WRITTEN EXERCISE:
Print only the lines from the top of the data through the line with "from bokeh.resources import INLINE", both included, skipping every picture.

* * * * * * *

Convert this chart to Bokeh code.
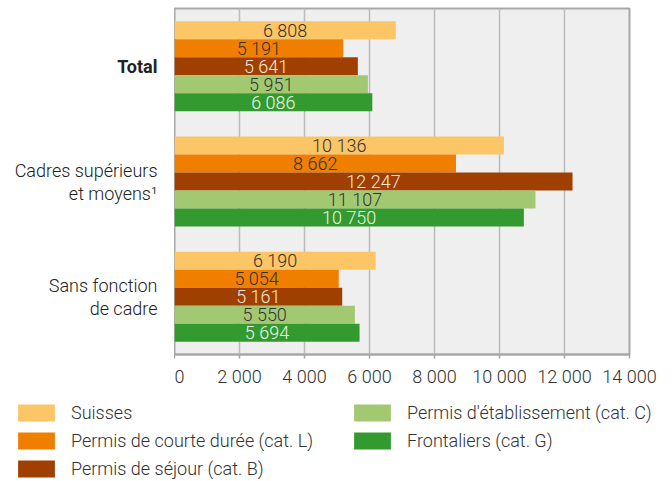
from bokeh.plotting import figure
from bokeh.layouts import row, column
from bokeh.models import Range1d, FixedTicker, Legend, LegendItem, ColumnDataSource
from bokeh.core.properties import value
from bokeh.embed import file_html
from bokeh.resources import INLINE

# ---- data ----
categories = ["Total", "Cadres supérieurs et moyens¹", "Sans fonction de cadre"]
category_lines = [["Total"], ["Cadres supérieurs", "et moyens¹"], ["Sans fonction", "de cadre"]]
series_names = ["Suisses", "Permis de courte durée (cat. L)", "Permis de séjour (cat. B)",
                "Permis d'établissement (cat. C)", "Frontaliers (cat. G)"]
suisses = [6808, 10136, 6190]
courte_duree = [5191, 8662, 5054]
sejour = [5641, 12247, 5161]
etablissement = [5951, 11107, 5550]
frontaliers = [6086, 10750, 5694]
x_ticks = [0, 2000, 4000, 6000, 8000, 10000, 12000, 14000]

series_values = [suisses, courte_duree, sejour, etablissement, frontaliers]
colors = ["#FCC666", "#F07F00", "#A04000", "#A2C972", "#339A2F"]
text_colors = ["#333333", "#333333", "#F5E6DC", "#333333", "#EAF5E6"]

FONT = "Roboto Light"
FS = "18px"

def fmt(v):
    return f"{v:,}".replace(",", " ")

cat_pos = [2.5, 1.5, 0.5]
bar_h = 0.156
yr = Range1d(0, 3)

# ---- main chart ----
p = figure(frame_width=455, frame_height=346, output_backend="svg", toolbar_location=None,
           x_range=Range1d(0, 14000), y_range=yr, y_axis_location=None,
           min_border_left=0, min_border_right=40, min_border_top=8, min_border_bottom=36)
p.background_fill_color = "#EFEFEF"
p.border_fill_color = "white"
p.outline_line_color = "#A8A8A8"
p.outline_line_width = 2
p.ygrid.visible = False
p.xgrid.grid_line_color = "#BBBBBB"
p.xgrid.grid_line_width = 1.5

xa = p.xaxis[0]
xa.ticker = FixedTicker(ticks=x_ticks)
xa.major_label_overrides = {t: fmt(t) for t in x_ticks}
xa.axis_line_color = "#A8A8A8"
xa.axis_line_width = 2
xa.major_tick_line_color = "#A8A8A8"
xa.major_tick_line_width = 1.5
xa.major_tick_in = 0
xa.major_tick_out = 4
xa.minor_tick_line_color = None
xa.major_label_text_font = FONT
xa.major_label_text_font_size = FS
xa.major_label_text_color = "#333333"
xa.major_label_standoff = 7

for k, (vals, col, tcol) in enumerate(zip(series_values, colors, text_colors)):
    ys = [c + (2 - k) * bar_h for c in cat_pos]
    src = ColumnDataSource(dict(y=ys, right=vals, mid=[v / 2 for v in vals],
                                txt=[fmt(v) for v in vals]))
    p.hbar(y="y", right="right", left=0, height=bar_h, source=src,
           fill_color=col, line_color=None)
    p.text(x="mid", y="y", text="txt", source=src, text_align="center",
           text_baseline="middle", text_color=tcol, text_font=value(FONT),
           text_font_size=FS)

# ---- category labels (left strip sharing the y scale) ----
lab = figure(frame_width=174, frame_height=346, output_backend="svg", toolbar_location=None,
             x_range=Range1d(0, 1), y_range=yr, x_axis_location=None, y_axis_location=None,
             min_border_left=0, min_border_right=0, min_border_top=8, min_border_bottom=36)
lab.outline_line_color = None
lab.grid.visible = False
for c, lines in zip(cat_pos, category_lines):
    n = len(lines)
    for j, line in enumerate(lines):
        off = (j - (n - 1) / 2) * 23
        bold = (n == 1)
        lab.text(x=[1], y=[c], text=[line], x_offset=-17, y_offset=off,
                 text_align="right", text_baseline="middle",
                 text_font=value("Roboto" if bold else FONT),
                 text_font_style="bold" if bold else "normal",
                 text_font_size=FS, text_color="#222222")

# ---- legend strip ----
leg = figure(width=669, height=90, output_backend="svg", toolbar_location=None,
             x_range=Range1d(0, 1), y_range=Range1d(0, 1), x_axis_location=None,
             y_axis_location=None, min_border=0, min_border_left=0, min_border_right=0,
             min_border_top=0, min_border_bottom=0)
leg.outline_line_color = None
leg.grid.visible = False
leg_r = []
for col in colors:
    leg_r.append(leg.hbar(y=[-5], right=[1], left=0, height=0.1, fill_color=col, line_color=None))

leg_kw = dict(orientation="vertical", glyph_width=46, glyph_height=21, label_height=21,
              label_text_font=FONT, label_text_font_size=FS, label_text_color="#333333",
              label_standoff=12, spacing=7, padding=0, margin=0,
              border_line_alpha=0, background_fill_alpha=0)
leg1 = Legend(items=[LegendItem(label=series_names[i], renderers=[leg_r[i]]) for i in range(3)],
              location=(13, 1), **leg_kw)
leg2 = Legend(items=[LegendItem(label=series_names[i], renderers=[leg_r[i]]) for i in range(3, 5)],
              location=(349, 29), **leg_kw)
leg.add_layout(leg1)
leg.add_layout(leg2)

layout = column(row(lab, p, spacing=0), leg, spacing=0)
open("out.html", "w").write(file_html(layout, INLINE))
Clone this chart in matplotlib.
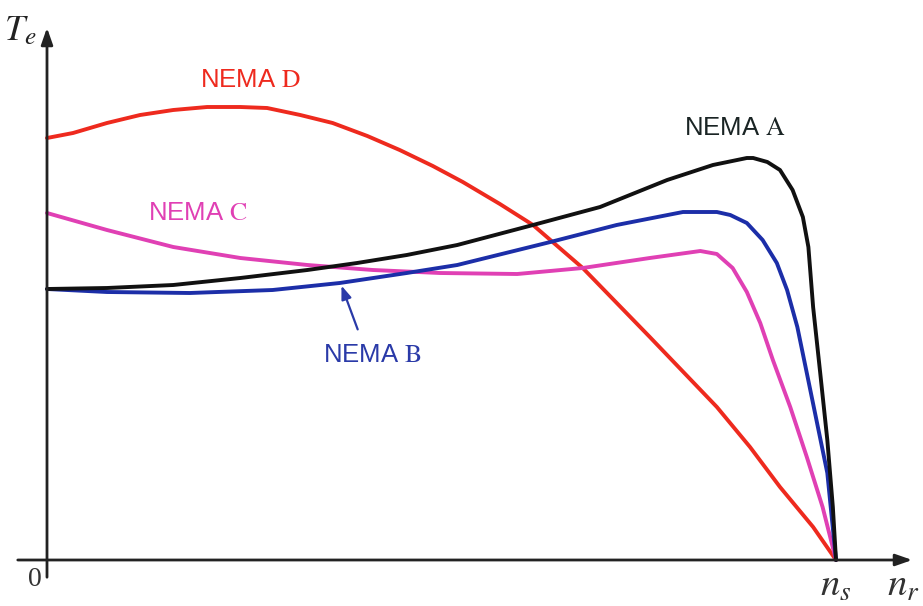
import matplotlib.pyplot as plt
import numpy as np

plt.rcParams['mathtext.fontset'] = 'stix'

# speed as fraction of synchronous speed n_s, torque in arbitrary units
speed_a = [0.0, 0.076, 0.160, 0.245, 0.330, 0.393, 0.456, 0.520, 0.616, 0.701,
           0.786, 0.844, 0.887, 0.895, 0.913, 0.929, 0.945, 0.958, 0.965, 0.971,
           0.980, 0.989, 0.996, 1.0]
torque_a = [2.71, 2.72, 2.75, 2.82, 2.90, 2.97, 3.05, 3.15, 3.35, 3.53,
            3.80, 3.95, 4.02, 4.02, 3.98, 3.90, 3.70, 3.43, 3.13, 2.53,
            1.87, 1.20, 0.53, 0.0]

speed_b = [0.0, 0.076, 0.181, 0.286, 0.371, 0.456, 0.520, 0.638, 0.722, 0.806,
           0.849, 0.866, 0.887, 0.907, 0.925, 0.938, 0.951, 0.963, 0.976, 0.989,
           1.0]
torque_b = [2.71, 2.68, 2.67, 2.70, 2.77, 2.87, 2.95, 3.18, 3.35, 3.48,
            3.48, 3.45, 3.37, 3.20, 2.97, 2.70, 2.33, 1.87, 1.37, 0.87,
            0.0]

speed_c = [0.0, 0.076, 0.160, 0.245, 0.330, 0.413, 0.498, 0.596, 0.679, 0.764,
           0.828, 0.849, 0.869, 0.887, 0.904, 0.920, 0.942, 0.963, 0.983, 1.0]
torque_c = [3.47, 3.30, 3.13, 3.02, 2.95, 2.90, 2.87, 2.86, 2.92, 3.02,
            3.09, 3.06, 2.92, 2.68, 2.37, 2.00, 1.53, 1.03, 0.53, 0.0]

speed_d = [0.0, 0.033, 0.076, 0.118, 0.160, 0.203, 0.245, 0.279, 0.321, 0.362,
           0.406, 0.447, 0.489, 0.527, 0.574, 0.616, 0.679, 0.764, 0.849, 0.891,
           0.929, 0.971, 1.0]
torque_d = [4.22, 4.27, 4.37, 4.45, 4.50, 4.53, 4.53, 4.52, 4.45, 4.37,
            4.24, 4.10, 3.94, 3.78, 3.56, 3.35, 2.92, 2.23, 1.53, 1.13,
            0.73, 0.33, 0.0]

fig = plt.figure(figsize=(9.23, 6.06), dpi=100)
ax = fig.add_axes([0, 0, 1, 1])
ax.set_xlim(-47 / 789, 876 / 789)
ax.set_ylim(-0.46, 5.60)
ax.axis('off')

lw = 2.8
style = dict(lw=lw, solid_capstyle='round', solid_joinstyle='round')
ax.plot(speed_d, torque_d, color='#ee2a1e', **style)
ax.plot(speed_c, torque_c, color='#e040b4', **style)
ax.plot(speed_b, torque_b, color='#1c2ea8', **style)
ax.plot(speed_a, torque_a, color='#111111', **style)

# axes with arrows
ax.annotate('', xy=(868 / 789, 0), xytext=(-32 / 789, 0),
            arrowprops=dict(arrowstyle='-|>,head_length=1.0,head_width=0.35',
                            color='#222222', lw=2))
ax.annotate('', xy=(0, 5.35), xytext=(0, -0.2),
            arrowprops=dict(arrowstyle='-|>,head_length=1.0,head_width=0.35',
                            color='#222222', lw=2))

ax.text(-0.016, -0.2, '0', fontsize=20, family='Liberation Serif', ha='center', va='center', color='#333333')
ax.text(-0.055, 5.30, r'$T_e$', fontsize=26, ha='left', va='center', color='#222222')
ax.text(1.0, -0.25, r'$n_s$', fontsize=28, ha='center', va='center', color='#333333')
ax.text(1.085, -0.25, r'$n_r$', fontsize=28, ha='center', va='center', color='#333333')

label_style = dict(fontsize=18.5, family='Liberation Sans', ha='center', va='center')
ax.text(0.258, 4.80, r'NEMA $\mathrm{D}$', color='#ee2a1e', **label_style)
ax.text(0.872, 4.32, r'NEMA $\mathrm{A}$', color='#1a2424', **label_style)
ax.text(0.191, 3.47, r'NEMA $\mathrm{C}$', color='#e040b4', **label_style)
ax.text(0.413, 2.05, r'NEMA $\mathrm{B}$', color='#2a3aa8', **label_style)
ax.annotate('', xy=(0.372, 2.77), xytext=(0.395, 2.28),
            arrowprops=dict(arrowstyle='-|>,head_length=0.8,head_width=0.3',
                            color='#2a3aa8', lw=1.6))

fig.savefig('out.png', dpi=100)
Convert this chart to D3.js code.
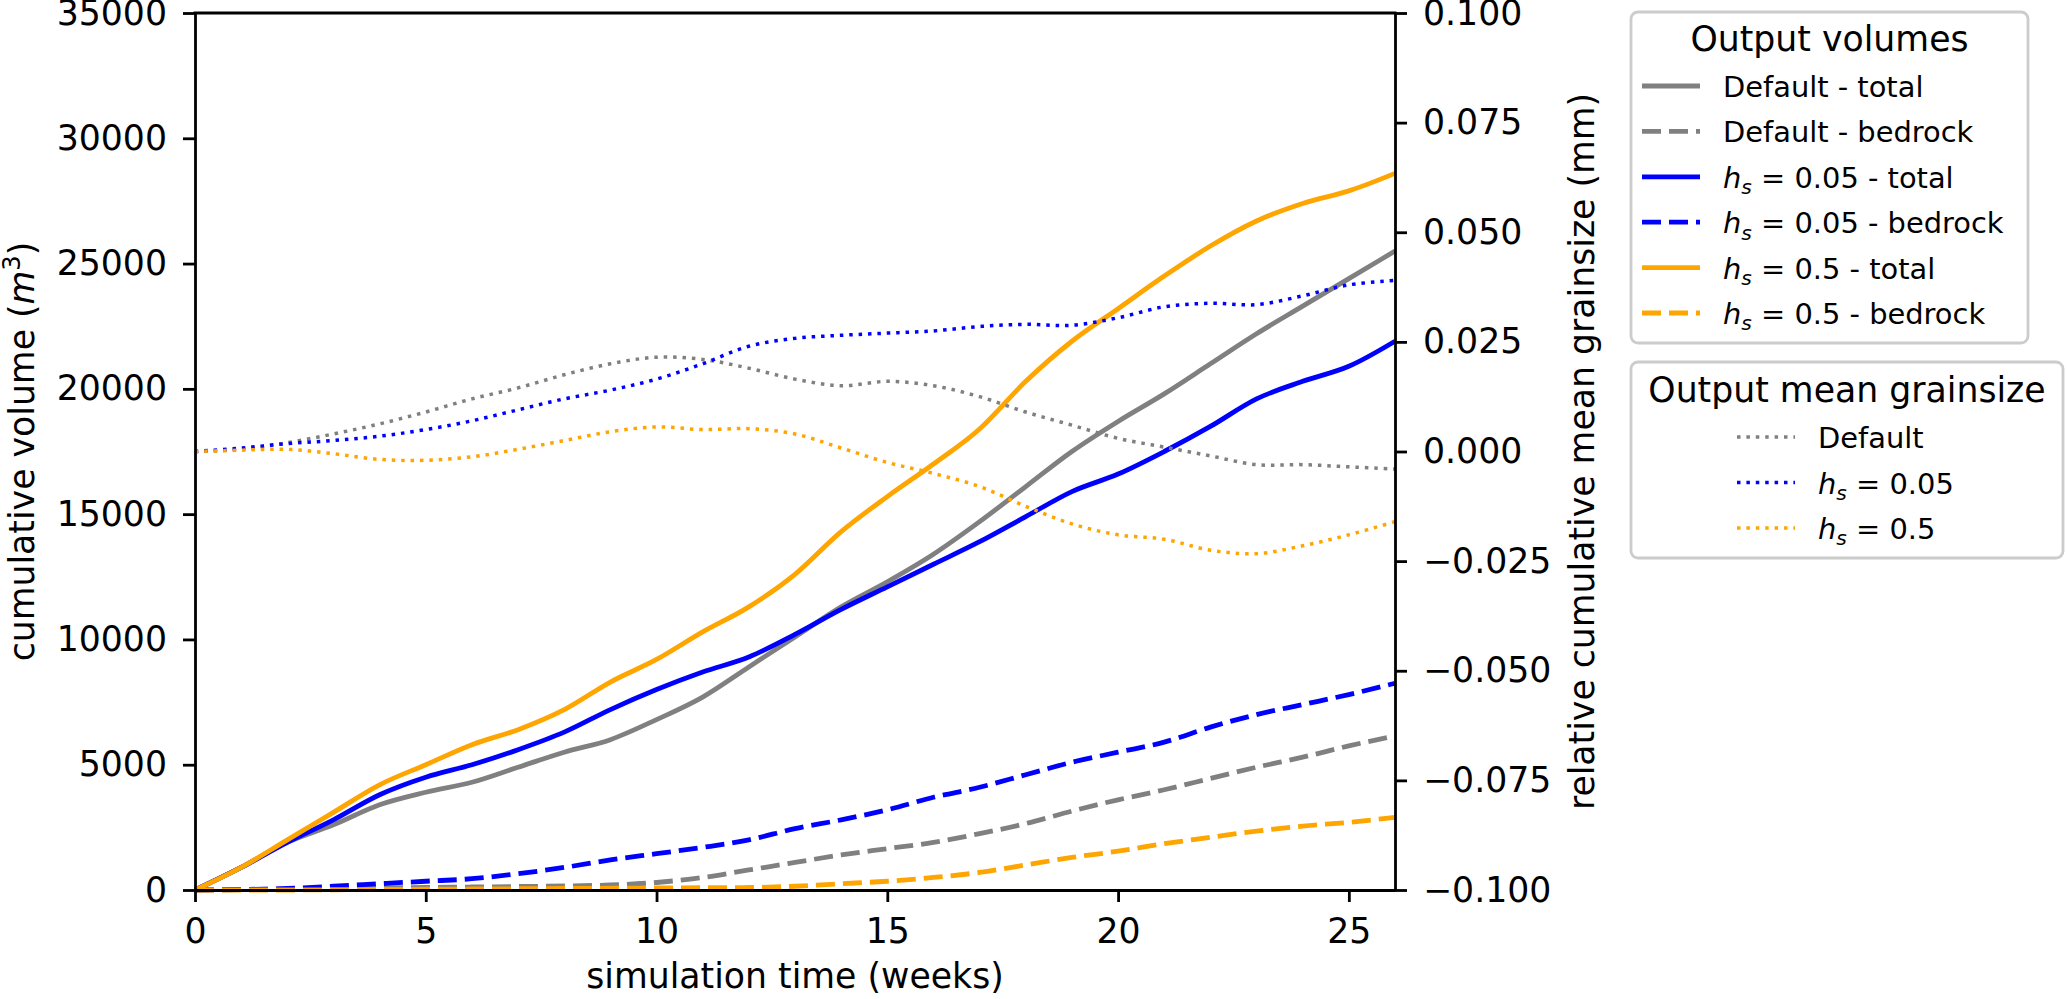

* * * * * * *

ANSWER TO THIS PROBLEM:
Convert this chart to Bokeh code.
from bokeh.plotting import figure
from bokeh.layouts import row, column
from bokeh.models import Range1d, FixedTicker, Legend, LegendItem, ColumnDataSource
from bokeh.core.properties import value
from bokeh.embed import file_html
from bokeh.resources import INLINE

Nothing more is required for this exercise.